Wine and perfume bottles, cookie and pickle jars, plastic or metal containers and lids, M-seal, glue and paint (enamel or acrylic), marbles, and any other decorative items.

2. The preparation

Before painting on the bottles and containers, wash them up. As she some bottles from scrap dealers, Paromita cleans them with vinegar and water and keeps them inverted for them to dry completely.

3. The precaution

Enamel or acrylic paint can be used. A word of caution: While using enamel paint, the painter has to wear a mask to avoid inhaling fumes.

4. Two samples

a) For art neophytes, she has an advice: “Just paint, and a pattern will emerge.” She has a set of Keventer’s milk shake bottles to illustrate this. It is characterised by painting in enamel that is abstract but simple. b) Sticking beautiful objects to cut bottles using M-seal or any other suitable glue.
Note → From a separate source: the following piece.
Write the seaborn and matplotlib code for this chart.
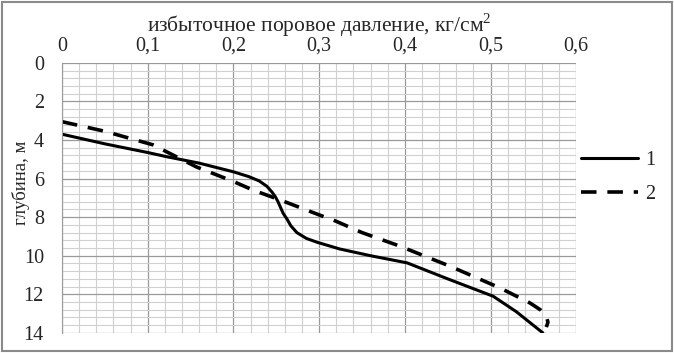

The bottles have to be cut with the help of a professional glass-cutter. In a cut wine bottle, Parmomita has stuck marbles and two figurines.

5. The finish

Once you have painted on the bottles, let them dry. If you use enamel paint, it will take about five days to dry and acrylic paint will dry in a day.

6. The collection

There are many uses for these painted bottles, which include having them around as flower vases, candles, lamps, personalised candy jars, paperweights, wall hangings and flower and plant pots.

A QUICK TIP:

Choose your colours and design. If you are a first-timer, it might be best to practice on paper first because drawing on glass may not be easy for a beginner.